Task to carry out
Pictures stay out of the copy. Repeat exactly the lines from the first entry below through the line that contains "hi = np.array(err_high) - m", and nothing beyond.

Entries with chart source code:
========================

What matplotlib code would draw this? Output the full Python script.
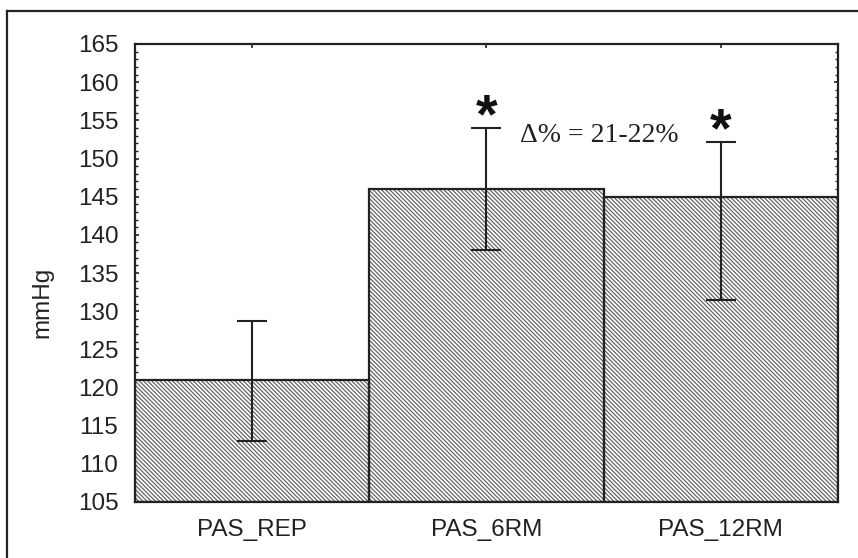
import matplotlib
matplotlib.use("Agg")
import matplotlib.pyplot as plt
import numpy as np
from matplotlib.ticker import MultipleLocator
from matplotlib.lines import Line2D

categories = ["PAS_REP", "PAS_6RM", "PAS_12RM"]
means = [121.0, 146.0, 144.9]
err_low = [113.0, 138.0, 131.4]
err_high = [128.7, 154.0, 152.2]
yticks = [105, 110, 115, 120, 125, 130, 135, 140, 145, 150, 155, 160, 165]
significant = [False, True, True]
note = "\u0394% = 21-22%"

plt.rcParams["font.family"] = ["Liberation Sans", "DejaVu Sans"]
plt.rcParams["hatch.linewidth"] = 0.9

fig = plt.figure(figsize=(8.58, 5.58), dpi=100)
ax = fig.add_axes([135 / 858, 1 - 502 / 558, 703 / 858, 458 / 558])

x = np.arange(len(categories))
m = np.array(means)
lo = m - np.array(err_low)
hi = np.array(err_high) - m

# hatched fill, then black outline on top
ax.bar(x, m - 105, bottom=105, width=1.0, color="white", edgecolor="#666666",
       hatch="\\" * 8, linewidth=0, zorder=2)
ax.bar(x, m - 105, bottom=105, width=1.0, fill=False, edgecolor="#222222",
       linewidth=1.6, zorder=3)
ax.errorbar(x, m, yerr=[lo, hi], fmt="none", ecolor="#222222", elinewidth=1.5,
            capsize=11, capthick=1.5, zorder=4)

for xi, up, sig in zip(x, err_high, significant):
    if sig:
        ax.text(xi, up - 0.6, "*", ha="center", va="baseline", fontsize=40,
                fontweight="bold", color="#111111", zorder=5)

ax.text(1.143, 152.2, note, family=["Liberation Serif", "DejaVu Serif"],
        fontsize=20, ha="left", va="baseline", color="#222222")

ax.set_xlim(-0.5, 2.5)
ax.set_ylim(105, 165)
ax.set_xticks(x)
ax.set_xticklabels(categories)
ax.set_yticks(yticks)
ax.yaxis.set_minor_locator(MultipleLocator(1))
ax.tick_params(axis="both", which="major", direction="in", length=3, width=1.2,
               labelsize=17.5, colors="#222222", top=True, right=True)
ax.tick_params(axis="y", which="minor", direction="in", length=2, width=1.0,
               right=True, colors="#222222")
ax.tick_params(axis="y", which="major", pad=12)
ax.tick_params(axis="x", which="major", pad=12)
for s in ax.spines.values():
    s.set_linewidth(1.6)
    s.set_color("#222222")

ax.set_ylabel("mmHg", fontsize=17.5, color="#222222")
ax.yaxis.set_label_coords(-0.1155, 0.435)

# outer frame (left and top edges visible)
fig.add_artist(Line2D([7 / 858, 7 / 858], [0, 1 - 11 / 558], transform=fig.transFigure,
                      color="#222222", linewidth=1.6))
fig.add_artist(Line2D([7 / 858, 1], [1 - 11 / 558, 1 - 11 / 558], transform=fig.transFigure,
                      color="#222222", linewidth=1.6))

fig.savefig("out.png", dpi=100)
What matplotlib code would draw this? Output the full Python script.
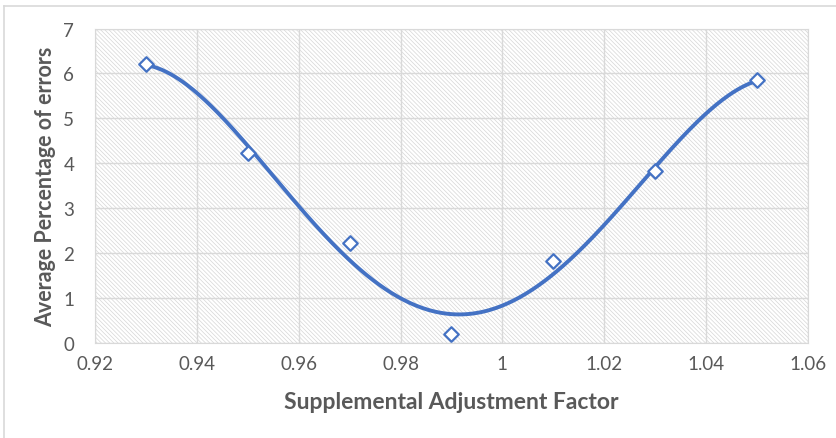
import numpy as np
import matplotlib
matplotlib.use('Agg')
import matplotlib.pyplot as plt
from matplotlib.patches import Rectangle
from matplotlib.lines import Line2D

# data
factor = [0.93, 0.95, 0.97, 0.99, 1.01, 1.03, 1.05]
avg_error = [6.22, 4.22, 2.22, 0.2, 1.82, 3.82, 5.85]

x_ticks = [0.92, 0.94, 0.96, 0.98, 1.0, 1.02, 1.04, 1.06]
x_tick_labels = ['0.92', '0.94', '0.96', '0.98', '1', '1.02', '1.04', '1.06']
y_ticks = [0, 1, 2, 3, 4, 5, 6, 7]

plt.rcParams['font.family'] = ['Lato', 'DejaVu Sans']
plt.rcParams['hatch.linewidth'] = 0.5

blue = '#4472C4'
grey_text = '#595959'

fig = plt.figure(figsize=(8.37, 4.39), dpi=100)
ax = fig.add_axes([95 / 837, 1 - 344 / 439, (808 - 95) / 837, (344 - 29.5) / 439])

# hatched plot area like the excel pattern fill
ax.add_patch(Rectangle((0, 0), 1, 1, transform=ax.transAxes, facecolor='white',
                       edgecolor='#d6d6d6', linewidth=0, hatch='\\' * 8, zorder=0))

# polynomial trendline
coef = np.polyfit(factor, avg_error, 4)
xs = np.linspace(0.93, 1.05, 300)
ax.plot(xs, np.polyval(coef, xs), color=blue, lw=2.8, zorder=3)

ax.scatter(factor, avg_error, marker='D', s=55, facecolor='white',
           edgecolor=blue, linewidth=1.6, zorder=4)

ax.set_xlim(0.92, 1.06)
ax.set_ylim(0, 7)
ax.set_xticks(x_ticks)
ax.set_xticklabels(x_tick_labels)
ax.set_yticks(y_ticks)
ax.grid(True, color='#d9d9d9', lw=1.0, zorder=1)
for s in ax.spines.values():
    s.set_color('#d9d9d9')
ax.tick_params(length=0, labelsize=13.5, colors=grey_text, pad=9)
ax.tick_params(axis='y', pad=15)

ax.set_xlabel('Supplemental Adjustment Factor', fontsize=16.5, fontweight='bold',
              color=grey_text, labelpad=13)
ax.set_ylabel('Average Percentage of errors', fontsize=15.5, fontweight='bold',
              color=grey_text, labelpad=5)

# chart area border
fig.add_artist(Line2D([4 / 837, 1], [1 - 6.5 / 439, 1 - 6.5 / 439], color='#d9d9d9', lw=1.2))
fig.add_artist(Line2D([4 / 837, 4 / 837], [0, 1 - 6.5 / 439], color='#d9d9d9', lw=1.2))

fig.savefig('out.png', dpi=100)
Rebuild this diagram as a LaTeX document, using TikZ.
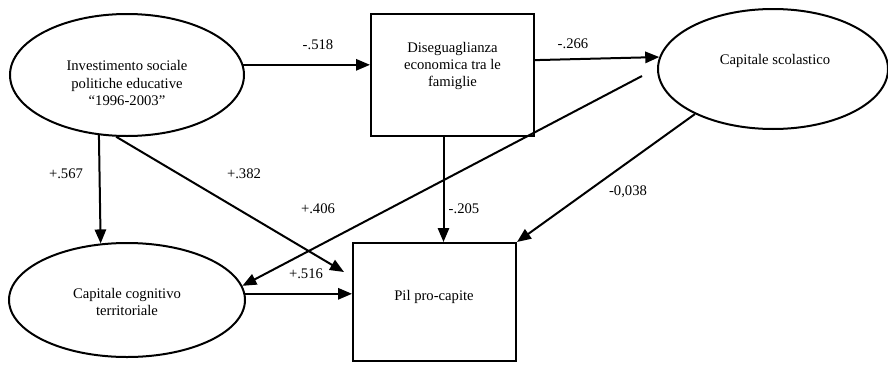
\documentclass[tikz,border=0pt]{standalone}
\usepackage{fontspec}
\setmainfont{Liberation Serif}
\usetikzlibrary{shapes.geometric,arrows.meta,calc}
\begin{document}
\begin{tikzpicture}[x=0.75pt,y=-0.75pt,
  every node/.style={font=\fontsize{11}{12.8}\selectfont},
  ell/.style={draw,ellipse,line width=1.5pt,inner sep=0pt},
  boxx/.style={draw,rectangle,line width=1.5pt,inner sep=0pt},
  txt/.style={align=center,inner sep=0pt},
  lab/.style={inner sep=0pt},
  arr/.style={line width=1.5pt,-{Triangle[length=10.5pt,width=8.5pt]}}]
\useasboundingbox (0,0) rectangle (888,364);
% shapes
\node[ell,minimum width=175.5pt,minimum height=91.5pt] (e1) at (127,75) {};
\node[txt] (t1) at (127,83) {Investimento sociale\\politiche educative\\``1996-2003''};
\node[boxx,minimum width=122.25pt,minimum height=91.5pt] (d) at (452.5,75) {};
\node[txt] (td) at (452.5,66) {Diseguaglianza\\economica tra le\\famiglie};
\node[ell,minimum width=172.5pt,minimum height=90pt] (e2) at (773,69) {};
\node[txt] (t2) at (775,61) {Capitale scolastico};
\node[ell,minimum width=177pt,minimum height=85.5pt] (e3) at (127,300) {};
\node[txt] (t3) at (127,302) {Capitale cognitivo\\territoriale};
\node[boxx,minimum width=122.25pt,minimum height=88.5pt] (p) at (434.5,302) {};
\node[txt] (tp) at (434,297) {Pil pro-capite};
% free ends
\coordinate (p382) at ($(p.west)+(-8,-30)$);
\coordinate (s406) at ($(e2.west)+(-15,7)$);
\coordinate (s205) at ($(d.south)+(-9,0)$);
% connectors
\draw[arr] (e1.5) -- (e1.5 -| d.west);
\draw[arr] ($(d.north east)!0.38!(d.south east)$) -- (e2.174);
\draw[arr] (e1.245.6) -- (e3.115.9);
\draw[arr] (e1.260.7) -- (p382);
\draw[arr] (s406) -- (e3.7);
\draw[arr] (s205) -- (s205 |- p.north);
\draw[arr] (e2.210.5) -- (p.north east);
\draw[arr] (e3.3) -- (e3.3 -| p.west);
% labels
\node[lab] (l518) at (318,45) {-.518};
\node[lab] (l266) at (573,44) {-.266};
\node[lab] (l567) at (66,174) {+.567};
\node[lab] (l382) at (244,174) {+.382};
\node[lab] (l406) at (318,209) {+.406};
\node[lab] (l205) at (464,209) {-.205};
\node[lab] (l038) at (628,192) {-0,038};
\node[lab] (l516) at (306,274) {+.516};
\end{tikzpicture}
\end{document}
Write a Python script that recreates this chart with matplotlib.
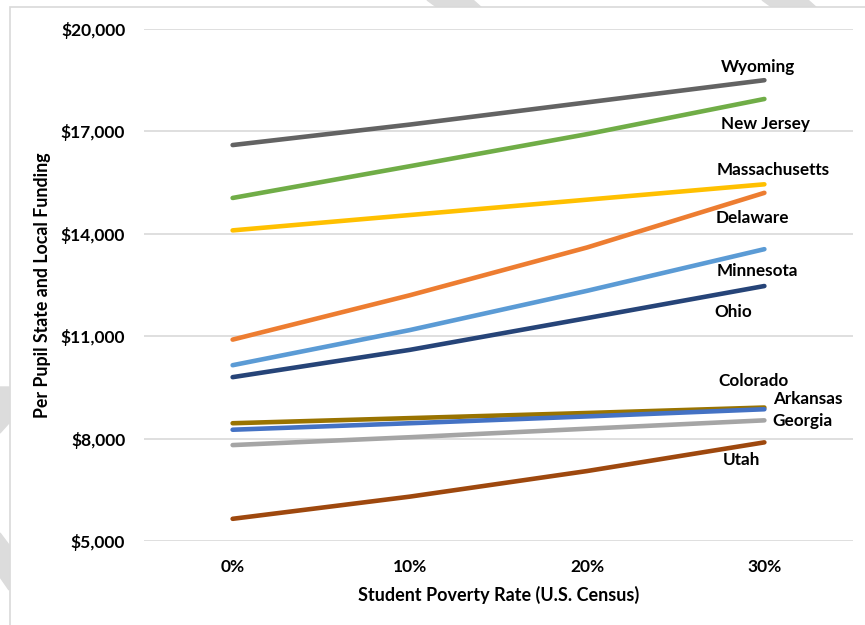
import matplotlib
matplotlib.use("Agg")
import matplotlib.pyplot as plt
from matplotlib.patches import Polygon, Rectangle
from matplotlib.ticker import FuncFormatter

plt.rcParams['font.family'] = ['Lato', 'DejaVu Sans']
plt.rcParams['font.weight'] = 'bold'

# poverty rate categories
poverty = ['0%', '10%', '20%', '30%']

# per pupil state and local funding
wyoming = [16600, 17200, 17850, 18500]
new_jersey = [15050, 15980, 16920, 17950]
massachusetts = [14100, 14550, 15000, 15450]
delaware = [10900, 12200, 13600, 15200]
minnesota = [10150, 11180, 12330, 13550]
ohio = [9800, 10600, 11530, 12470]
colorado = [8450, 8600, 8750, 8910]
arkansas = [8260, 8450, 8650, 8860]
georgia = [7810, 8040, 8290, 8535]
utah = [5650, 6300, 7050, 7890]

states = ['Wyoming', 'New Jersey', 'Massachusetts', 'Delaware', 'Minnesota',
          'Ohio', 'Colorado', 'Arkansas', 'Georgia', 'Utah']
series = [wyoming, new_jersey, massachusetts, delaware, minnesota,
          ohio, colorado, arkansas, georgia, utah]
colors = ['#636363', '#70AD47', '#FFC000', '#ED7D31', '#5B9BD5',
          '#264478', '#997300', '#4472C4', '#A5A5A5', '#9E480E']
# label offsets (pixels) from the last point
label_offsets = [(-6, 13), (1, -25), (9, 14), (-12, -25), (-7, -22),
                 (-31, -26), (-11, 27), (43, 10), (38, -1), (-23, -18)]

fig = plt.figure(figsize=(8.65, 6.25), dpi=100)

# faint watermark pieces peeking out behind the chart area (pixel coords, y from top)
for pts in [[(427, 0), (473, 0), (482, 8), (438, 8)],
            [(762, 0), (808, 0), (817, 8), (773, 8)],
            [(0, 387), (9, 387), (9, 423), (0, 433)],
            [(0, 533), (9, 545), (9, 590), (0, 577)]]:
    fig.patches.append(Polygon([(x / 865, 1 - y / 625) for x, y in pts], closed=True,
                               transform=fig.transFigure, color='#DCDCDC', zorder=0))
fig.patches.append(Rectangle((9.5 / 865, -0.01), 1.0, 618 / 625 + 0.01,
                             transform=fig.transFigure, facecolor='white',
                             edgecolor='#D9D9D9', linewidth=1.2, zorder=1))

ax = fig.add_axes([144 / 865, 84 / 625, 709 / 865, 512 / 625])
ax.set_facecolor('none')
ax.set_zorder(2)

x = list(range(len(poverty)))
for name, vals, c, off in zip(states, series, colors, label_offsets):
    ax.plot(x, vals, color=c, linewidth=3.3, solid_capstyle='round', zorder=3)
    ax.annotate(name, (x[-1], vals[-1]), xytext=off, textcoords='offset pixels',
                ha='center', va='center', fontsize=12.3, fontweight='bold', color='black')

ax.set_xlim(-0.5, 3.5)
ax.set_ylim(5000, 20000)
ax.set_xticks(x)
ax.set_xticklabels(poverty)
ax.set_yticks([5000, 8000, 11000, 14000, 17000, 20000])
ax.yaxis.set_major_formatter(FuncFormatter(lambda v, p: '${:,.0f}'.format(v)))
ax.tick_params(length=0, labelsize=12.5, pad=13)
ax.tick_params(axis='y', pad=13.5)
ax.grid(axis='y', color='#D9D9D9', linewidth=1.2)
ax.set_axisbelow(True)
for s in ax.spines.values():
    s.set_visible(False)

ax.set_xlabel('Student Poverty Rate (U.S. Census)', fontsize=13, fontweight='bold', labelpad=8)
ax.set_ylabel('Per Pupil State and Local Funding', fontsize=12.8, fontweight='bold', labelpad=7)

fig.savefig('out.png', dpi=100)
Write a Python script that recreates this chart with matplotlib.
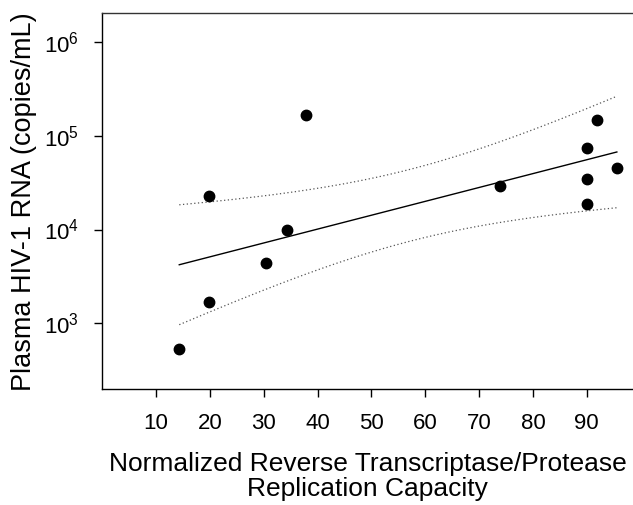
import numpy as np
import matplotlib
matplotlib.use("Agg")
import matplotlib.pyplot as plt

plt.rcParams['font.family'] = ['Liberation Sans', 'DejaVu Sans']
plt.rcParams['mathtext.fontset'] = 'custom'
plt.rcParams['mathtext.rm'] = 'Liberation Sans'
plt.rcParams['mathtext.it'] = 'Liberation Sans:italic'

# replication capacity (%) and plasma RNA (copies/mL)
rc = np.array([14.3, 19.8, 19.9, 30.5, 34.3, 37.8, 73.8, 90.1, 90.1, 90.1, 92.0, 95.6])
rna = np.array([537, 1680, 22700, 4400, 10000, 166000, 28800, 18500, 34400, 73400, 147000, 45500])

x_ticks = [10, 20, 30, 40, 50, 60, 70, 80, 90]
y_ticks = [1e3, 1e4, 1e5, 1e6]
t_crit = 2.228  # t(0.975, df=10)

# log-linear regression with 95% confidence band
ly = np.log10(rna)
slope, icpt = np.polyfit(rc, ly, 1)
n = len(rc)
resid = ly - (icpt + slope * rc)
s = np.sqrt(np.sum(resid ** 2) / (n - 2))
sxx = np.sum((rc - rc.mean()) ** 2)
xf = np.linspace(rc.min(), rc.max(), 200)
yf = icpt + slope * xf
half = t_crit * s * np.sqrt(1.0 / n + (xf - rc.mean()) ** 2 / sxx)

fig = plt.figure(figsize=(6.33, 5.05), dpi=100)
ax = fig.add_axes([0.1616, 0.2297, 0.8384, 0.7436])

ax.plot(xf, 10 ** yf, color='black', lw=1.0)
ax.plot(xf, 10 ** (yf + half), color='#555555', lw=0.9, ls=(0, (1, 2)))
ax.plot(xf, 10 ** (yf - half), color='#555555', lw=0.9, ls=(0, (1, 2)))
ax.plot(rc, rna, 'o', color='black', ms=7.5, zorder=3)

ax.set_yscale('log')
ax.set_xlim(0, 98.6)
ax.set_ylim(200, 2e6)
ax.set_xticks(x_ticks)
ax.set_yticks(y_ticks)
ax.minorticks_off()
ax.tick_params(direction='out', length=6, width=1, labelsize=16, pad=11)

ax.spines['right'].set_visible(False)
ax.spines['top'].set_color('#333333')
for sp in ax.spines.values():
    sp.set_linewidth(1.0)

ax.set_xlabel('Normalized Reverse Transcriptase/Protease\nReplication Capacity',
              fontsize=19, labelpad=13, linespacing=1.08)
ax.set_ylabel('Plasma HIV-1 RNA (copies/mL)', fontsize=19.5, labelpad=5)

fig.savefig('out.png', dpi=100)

========================

Exercise answer
What matplotlib code would draw this? Output the full Python script.
import matplotlib
matplotlib.use("Agg")
import matplotlib.pyplot as plt
import numpy as np
from matplotlib.ticker import MultipleLocator
from matplotlib.lines import Line2D

categories = ["PAS_REP", "PAS_6RM", "PAS_12RM"]
means = [121.0, 146.0, 144.9]
err_low = [113.0, 138.0, 131.4]
err_high = [128.7, 154.0, 152.2]
yticks = [105, 110, 115, 120, 125, 130, 135, 140, 145, 150, 155, 160, 165]
significant = [False, True, True]
note = "\u0394% = 21-22%"

plt.rcParams["font.family"] = ["Liberation Sans", "DejaVu Sans"]
plt.rcParams["hatch.linewidth"] = 0.9

fig = plt.figure(figsize=(8.58, 5.58), dpi=100)
ax = fig.add_axes([135 / 858, 1 - 502 / 558, 703 / 858, 458 / 558])

x = np.arange(len(categories))
m = np.array(means)
lo = m - np.array(err_low)
hi = np.array(err_high) - m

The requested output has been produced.